Following are excerpts from that speech:
" . . . the public and cooperative electric systems in the eight Missouri Basin States covered by the Mid-West Electric Consumers Association have no cause to play second fiddle to the private power companies in such planning.
"By this I do not mean that there should be no cooperation between non-profit and profit power systems in a region. But I do mean that you, speaking in a peculiar way for consumers, and not the power companies, should have a final word on how the most economical power supplies for the region's future are to be assured.
"In other words, you should put yourselves in a position as a group to deal from strength rather than, as a large number of separate entities, from weakness.
"And I am sure that if you approach your long-range regional power supply planning as a group, positively undertaking the responsibility on a cooperatively financed and managed basis, you can count on the Federal power system in your region as a partner, as a servant. It will provide increasing supplies of hydroelectric power designed to supplement your big modern steam generating stations.

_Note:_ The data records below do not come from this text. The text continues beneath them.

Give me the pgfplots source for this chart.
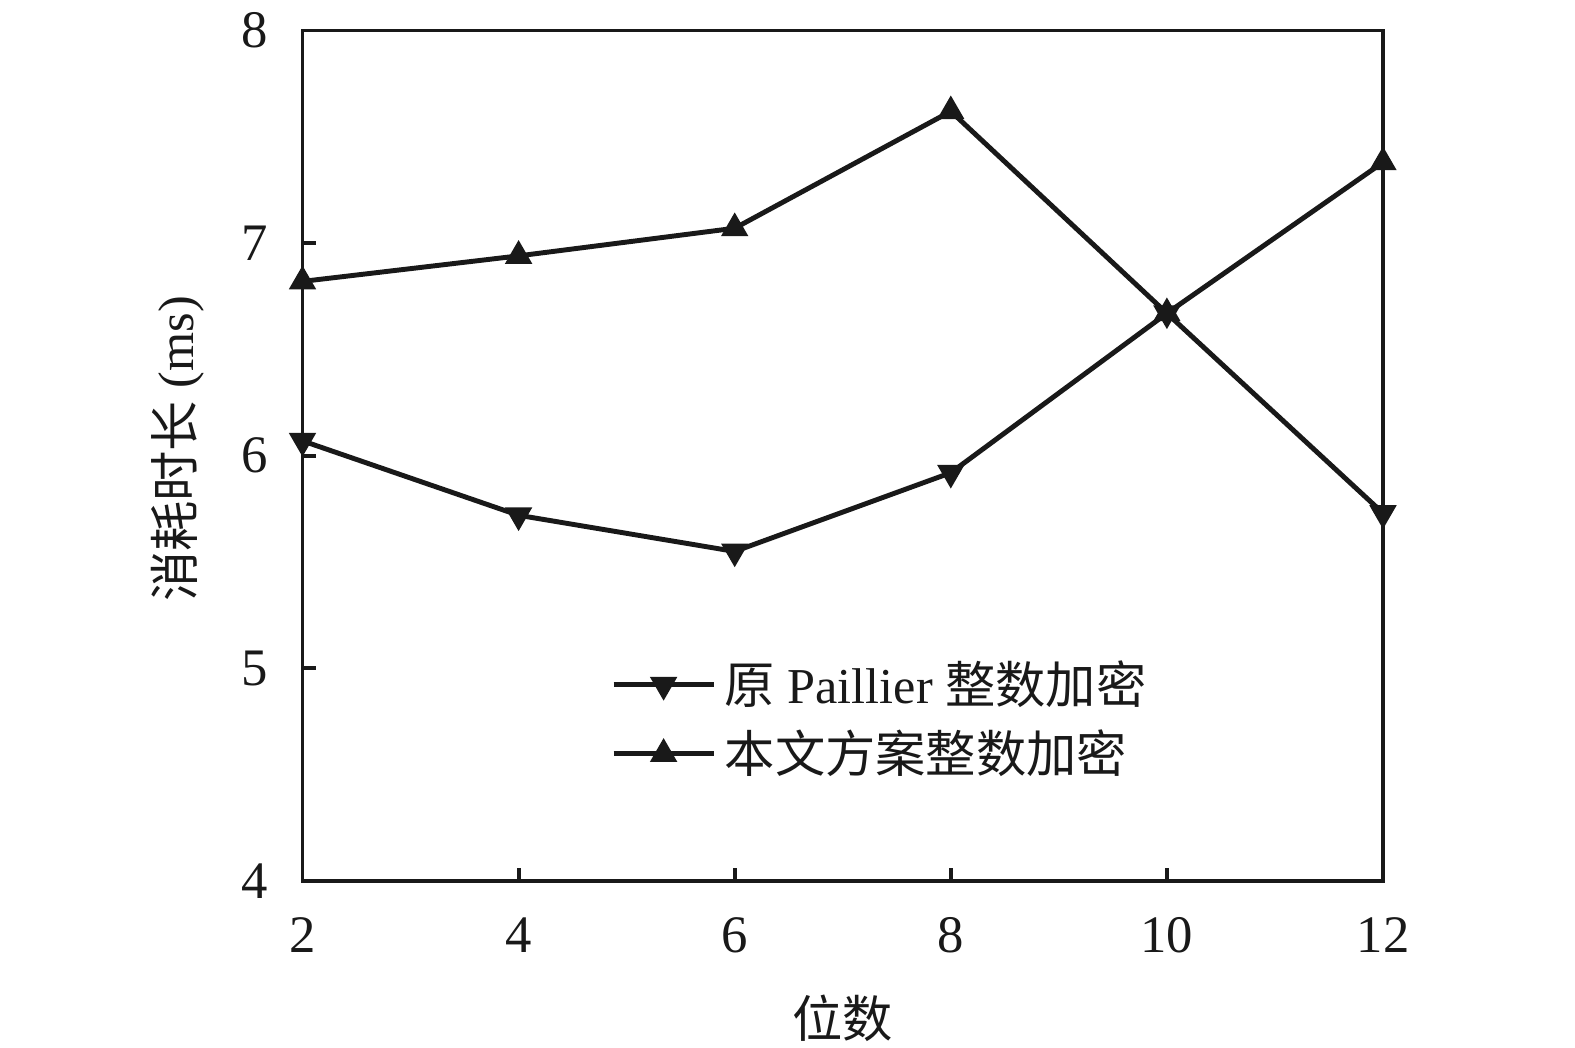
\documentclass[border=0pt]{standalone}
\usepackage{fontspec}
\setmainfont{Liberation Serif}
\newfontfamily\cjk{Noto Sans CJK SC}
\usepackage{pgfplots}
\pgfplotsset{compat=1.18}
\begin{document}
\begin{tikzpicture}
\useasboundingbox (0,0) rectangle (15.75cm,10.48cm);
\begin{axis}[
  at={(3.025cm,1.67cm)}, anchor=south west,
  scale only axis, width=10.805cm, height=8.505cm,
  xmin=2, xmax=12, ymin=4, ymax=8,
  xtick={2,4,6,8,10,12}, ytick={4,5,6,7,8},
  tick align=inside, xtick pos=bottom, ytick pos=left,
  major tick length=0.13cm,
  axis line style={line width=1.1pt, black!90},
  every tick/.style={line width=1.1pt, black!90},
  /pgf/number format/assume math mode=true,
  tick label style={font=\fontsize{15}{18}\selectfont, text=black!90},
  yticklabel style={xshift=-0.22cm},
  xticklabel style={yshift=-0.24cm},
  xlabel={\cjk 位数},
  ylabel={{\cjk 消耗时长} (ms)},
  every axis x label/.style={at={(axis description cs:0.5,-0.161)}, anchor=center,
    font=\fontsize{14.3}{17}\selectfont, text=black!90},
  every axis y label/.style={at={(axis description cs:-0.1157,0.508)}, anchor=center, rotate=90,
    font=\fontsize{14.3}{17}\selectfont, text=black!90},
  clip=false,
  legend cell align=left,
  legend style={at={(axis description cs:0.285,0.19)}, anchor=west, draw=none, fill=none,
    font=\fontsize{14.3}{17}\selectfont, text=black!90, row sep=2pt, inner sep=0pt,
    column sep=0.5pt},
  legend image code/.code={
    \draw[#1, mark repeat=2, mark phase=2] plot coordinates {(0cm,0cm) (0.5cm,0cm) (1cm,0cm)};
  },
]
\addplot[black!90, line width=1.4pt, mark=triangle*, mark size=4pt,
  mark options={rotate=180, fill=black!90, line width=0.5pt}]
  coordinates {(2,6.07) (4,5.72) (6,5.55) (8,5.92) (10,6.67) (12,5.73)};
\addlegendentry{{\cjk 原} Paillier {\cjk 整数加密}}
\addplot[black!90, line width=1.4pt, mark=triangle*, mark size=4pt,
  mark options={fill=black!90, line width=0.5pt}]
  coordinates {(2,6.82) (4,6.94) (6,7.07) (8,7.62) (10,6.67) (12,7.38)};
\addlegendentry{\cjk 本文方案整数加密}
\end{axis}
\end{tikzpicture}
\end{document}
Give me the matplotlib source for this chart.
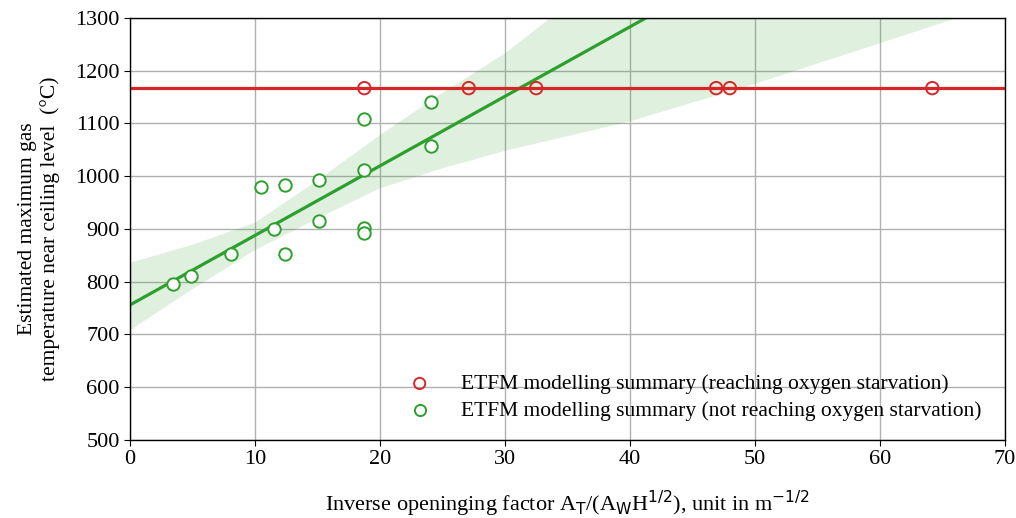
import numpy as np
import matplotlib.pyplot as plt

plt.rcParams['font.family'] = ['Liberation Serif', 'DejaVu Serif']
plt.rcParams['mathtext.fontset'] = 'dejavusans'

# ETFM cases that reach oxygen starvation (all capped at the same temperature)
red_x = [18.75, 27.1, 32.5, 46.9, 48.0, 64.2]
red_temp = [1167, 1167, 1167, 1167, 1167, 1167]

# ETFM cases that do not reach oxygen starvation
green_x = [3.4, 4.9, 8.1, 10.5, 11.5, 12.4, 12.4, 15.1, 15.1,
           18.75, 18.75, 18.75, 18.75, 24.05, 24.05]
green_temp = [795, 811, 852, 979, 900, 983, 852, 993, 916,
              1108, 1012, 902, 893, 1141, 1057]

# 95% confidence band around the fit
ci_x = [0, 5, 10, 15, 20, 25, 30, 35, 40, 50, 60, 70]
ci_lower = [708, 786, 860, 920, 977, 1015, 1048, 1076, 1104, 1175, 1252, 1330]
ci_upper = [836, 870, 912, 992, 1078, 1158, 1233, 1325, 1410, 1580, 1750, 1920]

red = '#d62728'
green = '#2ca02c'

fig = plt.figure(figsize=(10.16, 5.18), dpi=100)
ax = fig.add_axes([0.128, 0.1506, 0.861, 0.8147])

# linear fit through the non-starved cases
slope, intercept = np.polyfit(green_x, green_temp, 1)
xfit = np.linspace(0, 70, 200)
ax.fill_between(ci_x, ci_lower, ci_upper, color=green, alpha=0.15, linewidth=0, zorder=1)
ax.plot(xfit, intercept + slope * xfit, color=green, linewidth=2.3, zorder=2)

ax.axhline(red_temp[0], color=red, linewidth=2.3, zorder=2)

ax.scatter(red_x, red_temp, s=80, facecolors='none', edgecolors=red, linewidths=1.4,
           zorder=3, label='ETFM modelling summary (reaching oxygen starvation)')
ax.scatter(green_x, green_temp, s=80, facecolors='white', edgecolors=green, linewidths=1.4,
           zorder=3, label='ETFM modelling summary (not reaching oxygen starvation)')

ax.set_xlim(0, 70)
ax.set_ylim(500, 1300)
ax.set_xticks(np.arange(0, 71, 10))
ax.set_yticks(np.arange(500, 1301, 100))
ax.grid(color='#b0b0b0', linewidth=1.0)
ax.set_axisbelow(True)
ax.tick_params(direction='out', length=4, labelsize=16)
for s in ax.spines.values():
    s.set_color('black')
    s.set_linewidth(1.0)

ax.set_xlabel(r'Inverse openinging factor A$_{\mathrm{T}}$/(A$_{\mathrm{W}}$H$^{1/2}$), unit in m$^{-1/2}$',
              fontsize=16, labelpad=14)
ax.set_ylabel('Estimated maximum gas\ntemperature near ceiling level  (°C)',
              fontsize=15.5, labelpad=11)

ax.legend(loc='lower right', frameon=False, fontsize=15.5, handletextpad=0.9,
          markerscale=0.9, borderaxespad=0.5, labelspacing=0.3,
          bbox_to_anchor=(0.995, 0.0))

plt.savefig('out.png', dpi=100)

It will provide the expanding super transmission system necessary to make the whole plan work."
"The secret lies . . . in establishing a single regional wholesale power supply system that can build and integrate such giant plants as a source of bulk power supply for all systems in the region." (2)
Olds died in August of 1960, but as a direct result of his advice, this region's rural electric cooperatives formed Basin Electric Power Cooperative and named their first power plant the Leland Olds Station.
Leland Olds also indirectly assisted Basin Electric in hiring its first general manager. In an interview for his retirement story for the Cooperative's March Report Magazine in 1985, James Grahl, Basin Electric's first general manager, told me that when he came to North Dakota for the job interview, he really didn't intend to take the position. He said there were three factors that convinced him otherwise. The first was the character of the directors and the people trying to form Basin Electric. The second was that the directors intended to do something about reclaiming land after strip mining.
"One other factor in my decision was they had already planned to name the first power plant after Leland Olds. He was a man with whom I worked in Washington (DC) and had admired for his integrity and dedication to public service," Grahl said. "I was surprised to find out that the people here in the Great Plains thought enough of his ideas to name their first power plant after him. The reason that impressed me was because I thought his ideas about the power industry were very farsighted and correct."
(1) A Farmer Takes a Stand - Ken Holum's Story of Life on the Farm and Consumer Power
(2) Giant Power Cooperative for the Midwest - A booklet prepared by MECA for an Aug. 22, 1966, meeting.